As evidenced by a 2019 report, female-led businesses were more profitable and better in performance than those of male-led ones. The economic benefits were found to total up to $1.8 billion globally. On a similar note, according to American Express’s 2019 State of Women-Owned Business Report, 42% of all businesses in the country were women-owned, providing jobs to 9.4 million people and generating $1.9 trillion in revenue.
Despite the lack of support for businesswomen, a report by the Inter-American Development Bank showed that even if Latin America received up to 50% less investment, women-owned businesses could still achieve revenues up to 20% higher than their male cohorts. Where there’s a will, there is a way, as they say.
Take note that these studies were conducted before the outbreak of COVID-19.
Woman-Owned Businesses Today
Ever since the pandemic started, women’s businesses have suffered. That goes for most businesses today. In one report by the US Chamber of Commerce, women-owned small businesses reported to be less optimistic in their revenue, investment plans, and hiring plans than male-owned small businesses.

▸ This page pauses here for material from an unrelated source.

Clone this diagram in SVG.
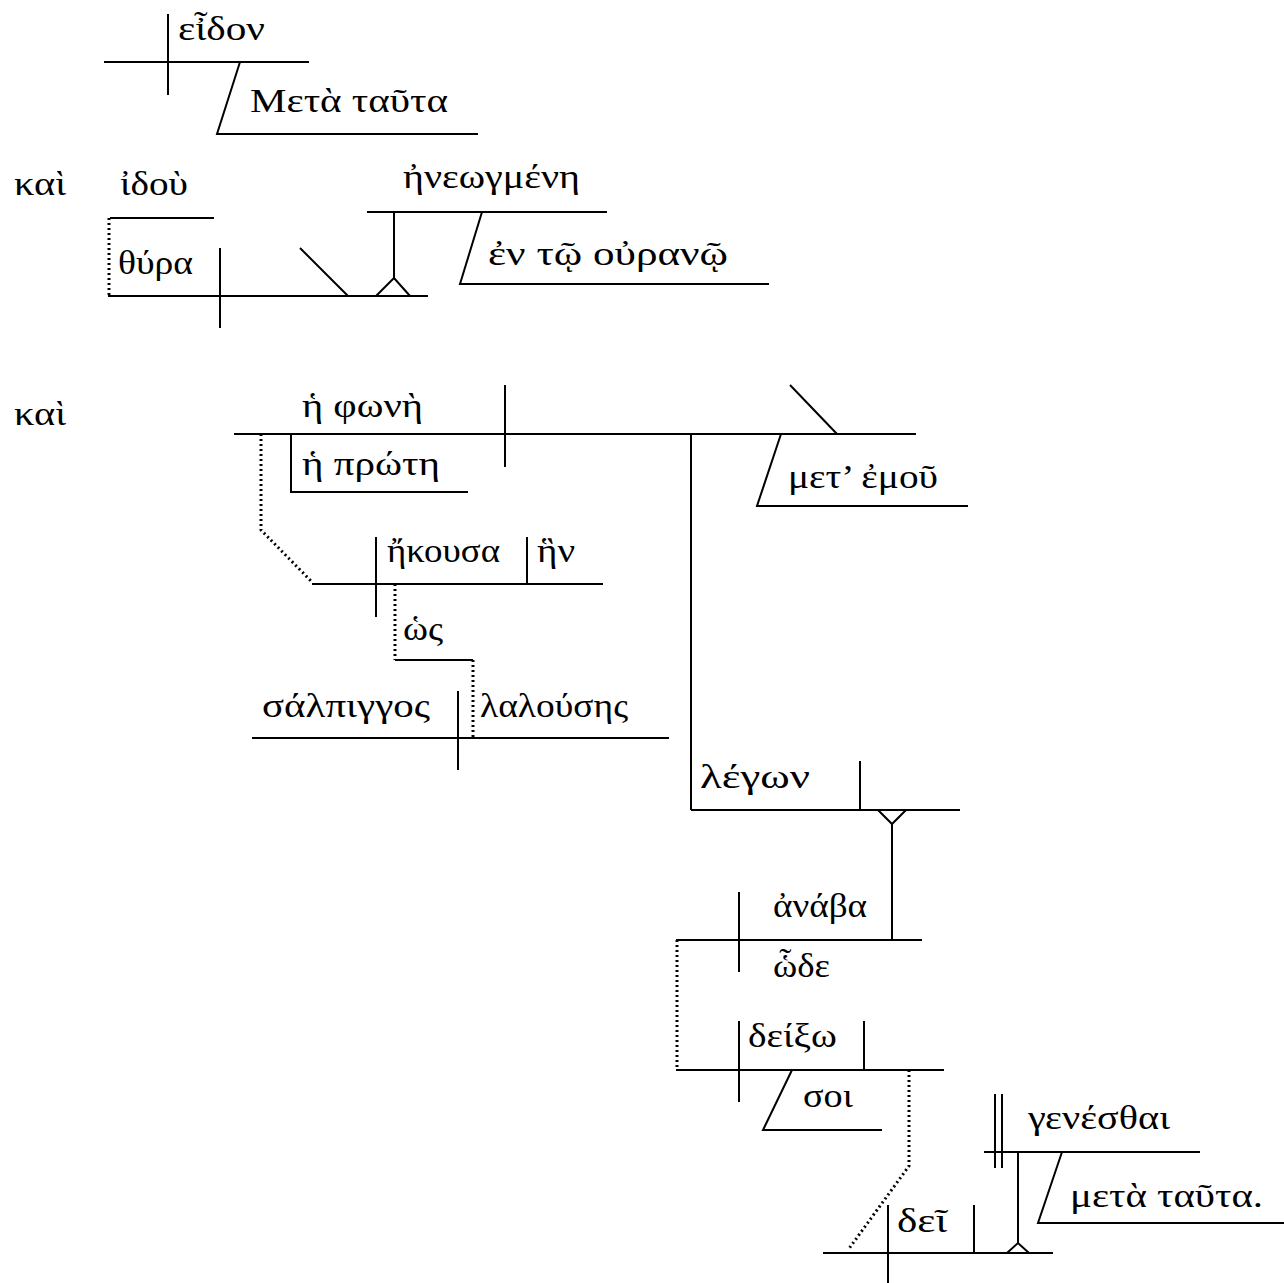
<svg xmlns="http://www.w3.org/2000/svg" width="1284" height="1283" viewBox="0 0 1284 1283">
<style>
.ln{stroke:#000;stroke-width:2;fill:none}
.dt{stroke:#000;stroke-width:3;fill:none;stroke-dasharray:2 3}
text{font-family:"Liberation Serif","DejaVu Serif",serif;font-size:34px;fill:#000}
</style>
<rect width="1284" height="1283" fill="#fff"/>
<g id="connectors">
<path class="dt" d="M109 218V296"/>
<path class="dt" d="M261 434V530L312 582"/>
<path class="dt" d="M395 584V660"/>
<path class="ln" d="M395 660H473"/>
<path class="dt" d="M473 660V738"/>
<path class="ln" d="M691 434V810"/>
<path class="ln" d="M892 824V940M878 810L892 824L906 810"/>
<path class="dt" d="M677 940V1070"/>
<path class="dt" d="M909 1070V1166L848 1250"/>
<path class="ln" d="M1018 1152V1243M1007 1253L1018 1243L1029 1253"/>
<path class="ln" d="M394 212V278M376 296L394 278L410 296"/>
</g>
<g id="n-eidon">
<path class="ln" d="M104 62H309M168 14V95"/>
<text x="178" y="40" textLength="87" lengthAdjust="spacingAndGlyphs">εἶδον</text>
</g>
<g id="n-meta-tauta">
<path class="ln" d="M240 62L217 134H478"/>
<text x="250" y="112" textLength="198" lengthAdjust="spacingAndGlyphs">Μετὰ ταῦτα</text>
</g>
<g id="n-kai1"><text x="14" y="195" textLength="52" lengthAdjust="spacingAndGlyphs">καὶ</text></g>
<g id="n-idou">
<path class="ln" d="M110 218H214"/>
<text x="120" y="195" textLength="68" lengthAdjust="spacingAndGlyphs">ἰδοὺ</text>
</g>
<g id="n-thura">
<path class="ln" d="M108 296H428M220 248V328M300 248L348 296"/>
<text x="118" y="274" textLength="75" lengthAdjust="spacingAndGlyphs">θύρα</text>
</g>
<g id="n-ineogmeni">
<path class="ln" d="M367 212H607"/>
<text x="403" y="188" textLength="177" lengthAdjust="spacingAndGlyphs">ἠνεωγμένη</text>
</g>
<g id="n-en-to-ourano">
<path class="ln" d="M482 212L460 284H769"/>
<text x="488" y="265" textLength="240" lengthAdjust="spacingAndGlyphs">ἐν τῷ οὐρανῷ</text>
</g>
<g id="n-kai2"><text x="14" y="425" textLength="52" lengthAdjust="spacingAndGlyphs">καὶ</text></g>
<g id="n-phone">
<path class="ln" d="M234 434H916M505 385V467"/>
<text x="302" y="417" textLength="121" lengthAdjust="spacingAndGlyphs">ἡ φωνὴ</text>
</g>
<g id="n-prote">
<path class="ln" d="M291 434V492H468"/>
<text x="302" y="475" textLength="138" lengthAdjust="spacingAndGlyphs">ἡ πρώτη</text>
</g>
<g id="n-met-emou">
<path class="ln" d="M790 385L837 434M781 434L757 506H968"/>
<text x="788" y="488" textLength="150" lengthAdjust="spacingAndGlyphs">μετ’ ἐμοῦ</text>
</g>
<g id="n-ekousa">
<path class="ln" d="M312 584H603M376 537V617M527 537V584"/>
<text x="387" y="562" textLength="113" lengthAdjust="spacingAndGlyphs">ἤκουσα</text>
<text x="537" y="562" textLength="38" lengthAdjust="spacingAndGlyphs">ἣν</text>
</g>
<g id="n-hos"><text x="403" y="640" textLength="40" lengthAdjust="spacingAndGlyphs">ὡς</text></g>
<g id="n-salpiggos">
<path class="ln" d="M252 738H669M458 691V770"/>
<text x="262" y="717" textLength="168" lengthAdjust="spacingAndGlyphs">σάλπιγγος</text>
<text x="480" y="717" textLength="148" lengthAdjust="spacingAndGlyphs">λαλούσης</text>
</g>
<g id="n-legon">
<path class="ln" d="M691 810H960M860 761V810"/>
<text x="700" y="788" textLength="110" lengthAdjust="spacingAndGlyphs">λέγων</text>
</g>
<g id="n-anaba">
<path class="ln" d="M676 940H922M739 892V972"/>
<text x="773" y="917" textLength="94" lengthAdjust="spacingAndGlyphs">ἀνάβα</text>
<text x="773" y="977" textLength="57" lengthAdjust="spacingAndGlyphs">ὧδε</text>
</g>
<g id="n-deixo">
<path class="ln" d="M676 1070H944M739 1021V1102M864 1021V1070"/>
<text x="748" y="1047" textLength="89" lengthAdjust="spacingAndGlyphs">δείξω</text>
</g>
<g id="n-soi">
<path class="ln" d="M792 1070L763 1130H882"/>
<text x="803" y="1107" textLength="50" lengthAdjust="spacingAndGlyphs">σοι</text>
</g>
<g id="n-dei">
<path class="ln" d="M823 1253H1053M888 1205V1283M974 1205V1253"/>
<text x="897" y="1232" textLength="50" lengthAdjust="spacingAndGlyphs">δεῖ</text>
</g>
<g id="n-genesthai">
<path class="ln" d="M984 1152H1200M995 1094V1168M1002 1094V1168"/>
<text x="1028" y="1129" textLength="142" lengthAdjust="spacingAndGlyphs">γενέσθαι</text>
</g>
<g id="n-meta-tauta2">
<path class="ln" d="M1062 1152L1038 1223H1284"/>
<text x="1070" y="1207" textLength="193" lengthAdjust="spacingAndGlyphs">μετὰ ταῦτα.</text>
</g>
</svg>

Every business owner has their share of struggles. Surely, you have yours too. Women entrepreneurs already face significant challenges such as a lack of funding, a lack of confidence, and market saturation. Additionally, there is the issue of imposter syndrome many women in business feel. Work-family conflicts and socialized roles may contribute to the lack of confidence women entrepreneurs feel in operating their businesses. Despite these cards, people are breaking the mold, and a rise of women entrepreneurs was born.
Many groups and initiatives have been started to break down these barriers. They have provided opportunities to women-led businesses that cater to the losses incurred during these times.
How Women Entrepreneurs Can Make It Through COVID
The US Chamber of Commerce suggests significant steps for women-owned businesses to survive the effects of the pandemic. For starters, have your business certified as a woman-owned small business (W.O.S.B.). This will qualify your business for special federal contracts not available to others. In addition, if you meet the economic requirements, you can also get a certification for economically disadvantaged woman-owned small businesses (E.D.W.O.S.B.).
Familiarize yourself with which service providers respect the Coronavirus Aid Relief and Economic Security Act, or CARES Act. This aids disadvantaged businesses, including those owned by women, because of the pandemic. Lastly, consider joining women’s entrepreneurial groups for support not just during this pandemic but other times of crisis in the future too. It’s a great way to create a network while having a support group.
Another thing worth considering is coming up with strategies to bolster your business through online channels. This doesn’t necessarily require outside help or a third party; it’s something you can initiate yourself.
Despite the availability of the vaccine and businesses operating again, nothing spreads the word better than social media. In fact, this is one of the main tools many small businesses have been using to help keep themselves afloat.
Many have been utilizing Facebook and TikTok in their marketing campaigns while keeping their websites mobile-friendly to facilitate user experience. A great web design and engagement in social media platforms will help your business grow. To add, the right strategies can help you reach your target audience, which will eventually translate to higher revenue.
The bottom line is you have a knack for business. You could have “untapped” potential that’s demonstrated and will continue to demonstrate their contribution to the economy, most especially after the pandemic. Although the data presented were observations made before the pandemic, it still poses an important implication: women can do it too. It’s important to be equipped with the right tools, know your resources, and make opportunities despite the pandemic. This might be the key to remedying the economy post-COVID.
No matter what business one is running, there will always be roadblocks ahead. The pandemic sure is a unique one. This universal struggle has proven itself to be one everyone has learned from one way or another. If anything, it’s taught many business owners to be resourceful, resilient, and effective despite the circumstances. To this day, it’s still teaching us this.